Our Investment in Red Metals
Reshoring American copper by building domestic production capacity.
Copper is the connective tissue of electrification. It runs through EV motors, grid infrastructure, data centers, and building construction, to name a few applications. With surging demand for data infrastructure and electrified transport, copper demand is accelerating alongside it, with projections ranging from 3 million to over 4 million metric tons by 2035. This gap between supply and demand was serious enough that copper was designated a U.S. critical mineral in November 2025. New mines take decades to come online and offer no near-term relief. Exacerbating the issue, the U.S. exports roughly one-third to 40% of its annual copper scrap to China because the domestic supply chain lacks the refining capacity to process it efficiently.
The irony is hard to miss. We need a process redesign that makes domestic scrap-to-rod production fast, efficient, and economically competitive. One that can turn the valuable minerals being shipped overseas into finished copper rod for American manufacturers.
MCJ is thrilled to announce our investment in Red Metals, a company building a fully integrated scrap-to-copper rod operation in the United States. We are proud to have participated in Red Metals’ $10 million Seed round, led by Gigascale Capital, with participation from Future Ventures and J.B. Straubel, founder and CEO of Redwood Materials and Co-founder of Tesla.
What is Red Metals?
Based in Charleston, South Carolina, Red Metals is building a fully integrated scrap-to-copper rod operation. Amid heightened demand for copper, Red Metals aims to address the supply chain bottleneck that has led some companies to secure upstream sources of copper. The company has developed a first-principles process redesign that enables a direct path from copper scrap to finished copper rod, bypassing the traditional multi-step, multi-company supply chain that typically takes six to ten months.
The Red Metals approach combines physical processing, advanced sorting, and metallurgical refining to produce high-conductivity copper rod in a single integrated facility. Its process delivers 40% fewer unit operations, 85-95% lower energy use, and compresses time to production from months to days or weeks. Red Metals is designed to be feedstock flexible. The company is initially focused on domestic copper scrap, and its first commercial product will be high-conductivity copper rod, which is the industry standard input used in wire, magnet wire, and other electrical applications. Red Metals recently announced its first facility in Charleston, South Carolina.
Why We Invested
Our conviction in Red Metals rests on the strength of the founder, the structural nature of the supply gap, and the durability of the tailwinds behind domestic copper production.

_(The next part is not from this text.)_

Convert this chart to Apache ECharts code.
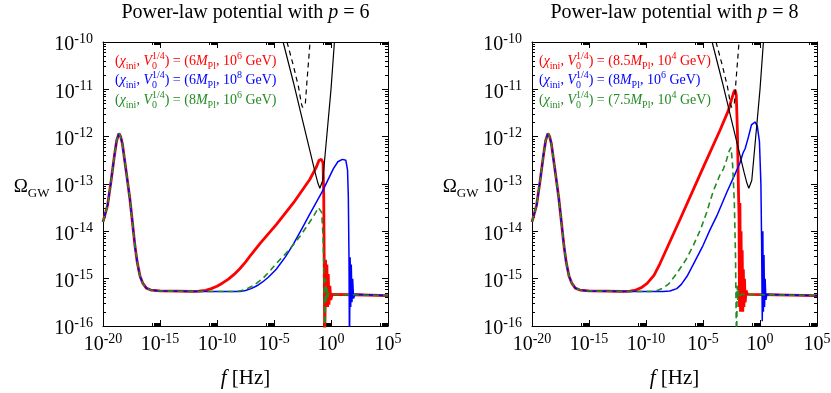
<!DOCTYPE html>
<html>
<head>
<meta charset="utf-8">
<script src="https://cdn.jsdelivr.net/npm/echarts@6/dist/echarts.min.js"></script>
<style>
html, body { margin: 0; padding: 0; background: #fff; }
#chart { width: 831px; height: 393px; }
</style>
</head>
<body>
<div id="chart"></div>
<script>
// all points are [log10 f/Hz, log10 Omega_GW]

// low-frequency peak and flat plateau, shared by every curve
const lowPart = [
	[-20, -13.8], [-19.6, -13.45], [-19.3, -12.95], [-19.0, -12.4], [-18.8, -12.08],
	[-18.6, -11.93], [-18.45, -12.0], [-18.3, -12.15], [-18.1, -12.5], [-17.9, -12.85],
	[-17.65, -13.3], [-17.4, -13.85], [-17.2, -14.3], [-17.0, -14.65], [-16.75, -14.95],
	[-16.5, -15.1], [-16.2, -15.2], [-15.8, -15.24], [-15.0, -15.26], [-12.0, -15.27],
];

// p = 6
const p6Red = [
	[-11.6, -15.265], [-11.0, -15.245], [-10.5, -15.21], [-10.0, -15.16], [-9.5, -15.09],
	[-9.0, -15.01], [-8.5, -14.91], [-8.0, -14.79], [-7.5, -14.65], [-7.0, -14.49],
	[-6.2, -14.25], [-4.8, -13.86], [-3.3, -13.4], [-1.85, -12.9], [-1.3, -12.65],
	[-1.05, -12.5], [-0.85, -12.48], [-0.7, -12.55], [-0.64, -13.2], [-0.6, -14.5],
	[-0.55, -16.5], [-0.48, -14.6], [-0.42, -15.6], [-0.36, -14.7], [-0.3, -15.6],
	[-0.24, -14.9], [-0.18, -15.55], [-0.1, -15.15], [-0.02, -15.45], [0.1, -15.33],
	[2, -15.34], [5, -15.36],
];
const p6Blue = [
	[-8.0, -15.27], [-7.5, -15.25], [-7.0, -15.21], [-6.5, -15.15], [-6.0, -15.07],
	[-5.5, -14.97], [-4.8, -14.8], [-4.0, -14.54], [-3.3, -14.27], [-2.5, -13.92],
	[-1.85, -13.63], [-0.7, -13.13], [0.2, -12.68], [0.6, -12.53], [1.0, -12.48],
	[1.3, -12.5], [1.45, -12.7], [1.52, -13.27], [1.58, -14.6], [1.62, -16.5],
	[1.68, -14.55], [1.73, -15.6], [1.78, -14.7], [1.84, -15.5], [1.9, -15.0],
	[1.98, -15.42], [2.1, -15.33], [5, -15.36],
];
const p6Green = [
	[-8.6, -15.27], [-8.0, -15.26], [-7.4, -15.22], [-6.7, -15.13], [-6.0, -15.0],
	[-5.4, -14.85], [-4.8, -14.68], [-3.7, -14.4], [-2.7, -14.1], [-1.55, -13.69],
	[-1.1, -13.5], [-0.96, -13.47], [-0.82, -13.6], [-0.7, -14.1], [-0.6, -15.0],
	[-0.53, -16.5], [-0.47, -15.0], [-0.42, -15.5], [-0.36, -15.2], [-0.3, -15.4],
	[-0.2, -15.3], [0.1, -15.33], [5, -15.36],
];

// p = 8
const p8Red = [
	[-11.4, -15.265], [-10.9, -15.24], [-10.4, -15.19], [-9.9, -15.1], [-9.3, -14.93],
	[-8.77, -14.68], [-7.0, -13.74], [-5.0, -12.66], [-3.5, -11.86], [-2.78, -11.45],
	[-2.48, -11.2], [-2.3, -11.06], [-2.19, -11.01], [-2.08, -11.12], [-1.98, -11.9],
	[-1.9, -13.0], [-1.84, -13.7], [-1.8, -15.6], [-1.76, -13.4], [-1.71, -15.7],
	[-1.66, -14.0], [-1.61, -15.6], [-1.56, -14.4], [-1.51, -15.7], [-1.46, -14.8],
	[-1.41, -15.6], [-1.36, -15.0], [-1.3, -15.5], [-1.22, -15.25], [-1.1, -15.33],
	[5, -15.36],
];
const p8Blue = [
	[-8.5, -15.27], [-7.9, -15.26], [-7.3, -15.21], [-6.9, -15.12], [-6.4, -14.95],
	[-5.85, -14.7], [-5.0, -14.3], [-4.39, -13.97], [-3.8, -13.68], [-2.9, -13.17],
	[-2.3, -12.85], [-1.75, -12.55], [-1.5, -12.35], [-1.3, -12.25], [-1.03, -12.02],
	[-0.75, -11.75], [-0.44, -11.69], [-0.24, -11.77], [-0.05, -12.1], [0.08, -13.0],
	[0.14, -14.2], [0.2, -15.9], [0.25, -14.0], [0.3, -15.7], [0.35, -14.5],
	[0.4, -15.6], [0.45, -15.0], [0.52, -15.45], [0.6, -15.33], [5, -15.36],
];
const p8Green = [
	[-9.6, -15.27], [-9.0, -15.25], [-8.5, -15.2], [-8.0, -15.11], [-7.3, -14.89],
	[-6.5, -14.6], [-5.85, -14.3], [-5.2, -13.95], [-4.68, -13.6], [-4.1, -13.15],
	[-3.5, -12.8], [-3.2, -12.68], [-2.92, -12.48], [-2.7, -12.3], [-2.54, -12.23],
	[-2.4, -12.6], [-2.25, -13.4], [-2.15, -14.5], [-2.06, -16.5], [-2.0, -15.15],
	[-1.95, -15.45], [-1.88, -15.25], [-1.8, -15.36], [-1.6, -15.33], [5, -15.36],
];

// detector sensitivity curves (same in both panels)
const sensSolid = [
	[-4.2, -10], [-3.3, -10.85], [-2.5, -11.65], [-1.8, -12.35], [-1.4, -12.75],
	[-1.15, -12.98], [-0.98, -13.09], [-0.9, -13.12], [-0.82, -13.09], [-0.72, -12.92],
	[-0.6, -12.6], [-0.3, -11.8], [0.0, -11.0], [0.3, -10],
];
const sensDashed = [
	[-3.86, -10], [-3.3, -10.5], [-2.85, -10.95], [-2.6, -11.3], [-2.5, -11.38],
	[-2.35, -11.38], [-2.25, -11.3], [-2.1, -10.8], [-1.95, -10.35], [-1.84, -10],
];

// legend entries: [chi_ini, exponent of V0^(1/4)]
const p6Labels = [['6', '6'], ['6', '8'], ['8', '6']];
const p8Labels = [['8.5', '4'], ['8', '6'], ['7.5', '4']];
const colors = ['#ff0000', '#0000ff', '#228b22'];

// tick positions (log10)
const xMajor = [-20, -15, -10, -5, 0, 5];
const yMajor = [-16, -15, -14, -13, -12, -11, -10];
const xMinor = [];
xMajor.slice(1).forEach((m) => {
	for (let k = 2; k <= 9; k++) xMinor.push(m - 1 + Math.log10(k));
});
const yMinor = [];
yMajor.slice(0, -1).forEach((n) => {
	for (let k = 2; k <= 9; k++) yMinor.push(n + Math.log10(k));
});

const serif = '"Liberation Serif", "Times New Roman", serif';

const tickRich = {
	b: { fontFamily: serif, fontSize: 20, lineHeight: 26, color: '#000' },
	t: { fontFamily: serif, fontSize: 14, lineHeight: 14, verticalAlign: 'top', color: '#000' },
};
const expLabel = (v) => '{b|10}{t|' + v + '}';
const black = { color: '#000', width: 1 };

const makeXAxes = (g) => {
	const base = { gridIndex: g, type: 'value', min: -20, max: 5, interval: 5, splitLine: { show: false } };
	return [
		{
			...base,
			position: 'bottom',
			axisLine: { onZero: false, lineStyle: black },
			axisTick: { inside: true, length: 6, lineStyle: black },
			axisLabel: { formatter: expLabel, rich: tickRich, margin: 6 },
			name: '{i|f} [Hz]',
			nameLocation: 'middle',
			nameGap: 42,
			nameTextStyle: {
				fontFamily: serif, fontSize: 21, color: '#000',
				rich: { i: { fontFamily: serif, fontSize: 21, fontStyle: 'italic', color: '#000' } },
			},
		},
		{
			...base,
			position: 'bottom',
			axisLine: { show: false, onZero: false },
			axisTick: { inside: true, length: 3, lineStyle: black, customValues: xMinor },
			axisLabel: { show: false },
		},
		{
			...base,
			position: 'top',
			axisLine: { onZero: false, lineStyle: black },
			axisTick: { inside: true, length: 6, lineStyle: black },
			axisLabel: { show: false },
		},
		{
			...base,
			position: 'top',
			axisLine: { show: false, onZero: false },
			axisTick: { inside: true, length: 3, lineStyle: black, customValues: xMinor },
			axisLabel: { show: false },
		},
	];
};

const makeYAxes = (g) => {
	const base = { gridIndex: g, type: 'value', min: -16, max: -10, interval: 1, splitLine: { show: false } };
	return [
		{
			...base,
			position: 'left',
			axisLine: { onZero: false, lineStyle: black },
			axisTick: { inside: true, length: 6, lineStyle: black },
			axisLabel: { formatter: expLabel, rich: tickRich, margin: 10, padding: [6, 0, 0, 0] },
			name: '{o|Ω}{s|GW}',
			nameLocation: 'middle',
			nameRotate: 0,
			nameGap: 53,
			nameTextStyle: {
				padding: [6, 0, 0, 0],
				rich: {
					o: { fontFamily: serif, fontSize: 19, lineHeight: 26, color: '#000' },
					s: { fontFamily: serif, fontSize: 13, lineHeight: 12, verticalAlign: 'bottom', color: '#000' },
				},
			},
		},
		{
			...base,
			position: 'left',
			axisLine: { show: false, onZero: false },
			axisTick: { inside: true, length: 3, lineStyle: black, customValues: yMinor },
			axisLabel: { show: false },
		},
		{
			...base,
			position: 'right',
			axisLine: { onZero: false, lineStyle: black },
			axisTick: { inside: true, length: 6, lineStyle: black },
			axisLabel: { show: false },
		},
		{
			...base,
			position: 'right',
			axisLine: { show: false, onZero: false },
			axisTick: { inside: true, length: 3, lineStyle: black, customValues: yMinor },
			axisLabel: { show: false },
		},
	];
};

const curve = (data, g, color, width, type, z) => ({
	type: 'line',
	xAxisIndex: g * 4,
	yAxisIndex: g * 4,
	data: data,
	symbol: 'none',
	silent: true,
	z: z,
	lineStyle: { color: color, width: width, type: type },
});

const legendRich = (color) => ({
	n: { fontFamily: serif, fontSize: 14, lineHeight: 20, color: color },
	i: { fontFamily: serif, fontSize: 14, lineHeight: 20, fontStyle: 'italic', color: color },
	sb: { fontFamily: serif, fontSize: 10, lineHeight: 12, verticalAlign: 'bottom', color: color },
	sz: { fontFamily: serif, fontSize: 10, lineHeight: 12, verticalAlign: 'bottom', width: 0, color: color },
	sp: { fontFamily: serif, fontSize: 10, lineHeight: 12, verticalAlign: 'top', color: color },
});
const legendText = (chi, e) =>
	'{n|(}{i|χ}{sb|ini}{n|, }{i|V}{sz|0}{sp|1/4}{n|) = (' + chi + '}{i|M}{sb|Pl}{n|, 10}{sp|' + e + '}{n| GeV)}';

const legendGraphics = (labels, x0) =>
	labels.map((l, i) => ({
		type: 'text',
		x: x0,
		y: 61 + i * 19.5,
		style: {
			text: legendText(l[0], l[1]),
			rich: legendRich(colors[i]),
			fill: colors[i],
			align: 'left',
			verticalAlign: 'middle',
			textAlign: 'left',
			textVerticalAlign: 'middle',
		},
	}));

const titleGraphic = (p, cx) => ({
	type: 'text',
	x: cx,
	y: 13,
	style: {
		text: '{n|Power-law potential with }{i|p}{n| = ' + p + '}',
		rich: {
			n: { fontFamily: serif, fontSize: 20, lineHeight: 24, color: '#000' },
			i: { fontFamily: serif, fontSize: 20, lineHeight: 24, fontStyle: 'italic', color: '#000' },
		},
		fill: '#000',
		align: 'center',
		verticalAlign: 'middle',
		textAlign: 'center',
		textVerticalAlign: 'middle',
	},
});

const panels = [
	{ curves: [p6Red, p6Blue, p6Green] },
	{ curves: [p8Red, p8Blue, p8Green] },
];

const series = [];
panels.forEach((p, g) => {
	series.push(curve(lowPart.concat(p.curves[0]), g, colors[0], 2.8, 'solid', 2));
	series.push(curve(lowPart.concat(p.curves[1]), g, colors[1], 1.5, 'solid', 3));
	series.push(curve(lowPart.concat(p.curves[2]), g, colors[2], 1.6, [6, 4], 4));
	series.push(curve(sensSolid, g, '#000', 1.2, 'solid', 5));
	series.push(curve(sensDashed, g, '#000', 1.2, [5, 4], 5));
});

const option = {
	animation: false,
	backgroundColor: '#fff',
	grid: [
		{ left: 103, top: 42, width: 285, height: 284, containLabel: false, outerBoundsMode: 'none' },
		{ left: 532, top: 42, width: 285, height: 284, containLabel: false, outerBoundsMode: 'none' },
	],
	xAxis: makeXAxes(0).concat(makeXAxes(1)),
	yAxis: makeYAxes(0).concat(makeYAxes(1)),
	series: series,
	graphic: [
		titleGraphic('6', 245.5),
		titleGraphic('8', 674.5),
		...legendGraphics(p6Labels, 115),
		...legendGraphics(p8Labels, 539),
	],
};

const myChart = echarts.init(document.getElementById('chart'), null, { renderer: 'canvas' });
myChart.setOption(option);
</script>
</body>
</html>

Jackson Switzer (Founder & CEO) is a chemical engineer with a PhD from Georgia Tech who combines rare technical depth with a demonstrated ability to execute at scale. Before founding Red Metals, Jackson spent seven years at Albemarle, the world’s largest lithium company, in technical and commercial leadership before joining Redwood Materials as an early commercial hire. At Redwood, he built the commercial function from scratch, scaling revenue from zero to over $200M and negotiating more than $1B in contracts. Jackson was central to company building from Series C onward, spanning strategy, technology roadmaps, partnerships, and fundraising. That background maps directly onto what Red Metals requires: the technical credibility to redesign an industrial process and the commercial experience to aggregate feedstock, sign offtake agreements, and build the customer relationships that make the economics work. JB Straubel encouraged Jackson to start the company and participated in the round, a strong signal from someone who knows his work firsthand.
Unlike single-sector dependencies, copper demand is structurally diversified across EVs, grid infrastructure, data centers, and construction. The multi-use nature of this mineral reduces cyclical risk. Red Metals sits squarely within our industrial throughput thesis. It’s a bet on process innovation that unlocks domestic materials production when supply chains can’t afford to wait. But it also speaks to something broader in our portfolio: the belief that the infrastructure of electrification needs to be built here, fast, and built to hold. We’re proud to back Jackson and the team as they get to work.